For the persistence layer, I have chosen to try out Redis which I have never used. It is indeed very elegant and the command model fits very nicely with the use-case. However, at the current version, only the string will all of the information is saved into Redis but in the future, it might be reworked so that proper hash-map commands are used instead of doing it the brain-dead way as it is right now.

I have chosen the Go programming language to do this project as I feel that it is easy to produce easily understandable, concurrent code, and I have a feeling that it is easy to become productive with it. Maybe for the next projects, I will choose something else like Elixir or Rust to try new things 🙂 I know that it is controversial in some regards such as error handling and generics but I still like it as it feels like it is a spiritual successor to the C programming language.

Here is how SAM’s architecture looks like:

architecture

Lessons learned

Honestly, the first lesson that I have learned is that for high-level languages such as Go there are a lot of different frameworks that you should really try out and should not try to reinvent the wheel. It is really amazing how much good free software is out there and you should not be afraid to reuse other stuff in your side projects.

Secondly, sometimes the Go’s visibility rules are a pain. For example, I want to have a separate package which is responsible for the cache-related functions. However, because it needs to read all of the state’s members, I cannot make them private. We could make a custom marshaler for that type but that is painful and so the proper fix here is to move the saving of alerts’ information into a completely separate part and put it into a hash-map in Redis. This way, we can hide the alerts information and reduce the usage of RAM because we would not have to store everything.

Thirdly, travis is a pretty cool tool. I feel like it is somewhere between Drone CI and a full blown thing which lets you do custom things like Jenkins or TeamCity. travis covers already most of the use-cases by having already made templates for projects with different programming languages. For example, for Go you may only need to specify language: go and that will be it. Everything else will be handled for you.

Lastly, ElasticSearch can be tricky sometimes because it lets the user specify the refresh interval i.e. the time between the updates of the “view” of the data. This means that you can, theoretically, push new data and not see it in Kibana immediately. This is controlled by the option refresh_interval. Thus, the lesson is that ElasticSearch is quite advanced software and there sometimes might be knobs that you might have never thought about, that they even exist in the first place.

What now?

Even though SAM works right now but it needs lots of polish and improvements. The amount of attention that it will get depends on if a lot of other people will find it useful, of course.

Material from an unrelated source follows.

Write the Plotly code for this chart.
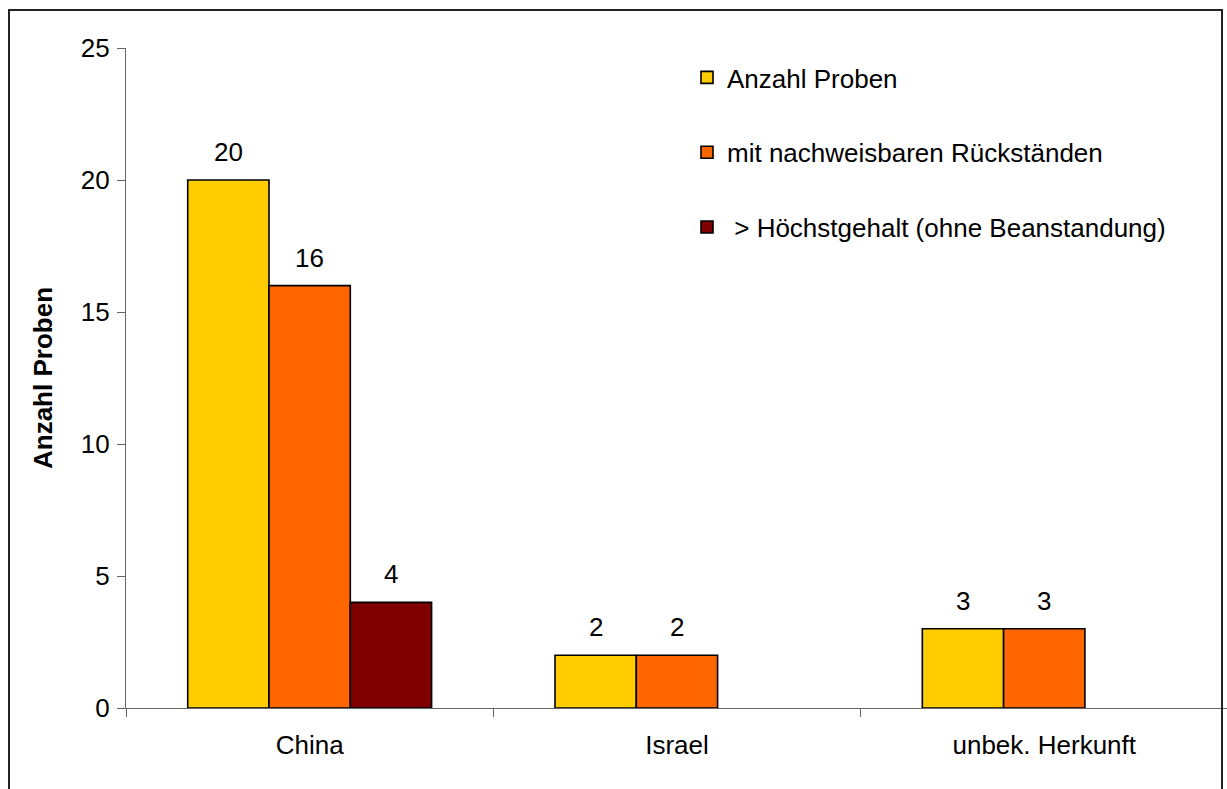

I will fix the issues mentioned soon.

Besides that, SAM is already usable and you can try it out. Just grab it from the Docker Hub by running these commands:

docker pull stag1e/sam
docker run --rm -it -p 9888:9888 stag1e/sam --elasticsearch 'http://127.0.0.1:1234' --redis '127.0.0.1:3333'

You must specify the IP addresses of Redis and ElasticSearch with these options:

  • -l / –elasticsearch: the URL to the ElasticSearch server
  • -r / –redis: IP and port pair of the Redis server

You can use docker-compose to automatically prepare a simple deployment for testing purposes:

cd docker/
docker-compose -f docker-compose-dev.yml up -d

That will set up the following things in a simple configuration:

  • ElasticSearch
  • Kibana
  • AlertManager
  • Alertmanager2es
  • Redis

So that you would be able to try out SAM. After, add the index template by running: ./scripts/add_es_template.sh and then you can run SAM. For brevity, I will avoid rewriting the same instructions that are available in the repository itself here.

As always, pull requests and bug reports are welcome! Thank you for reading and happy hacking!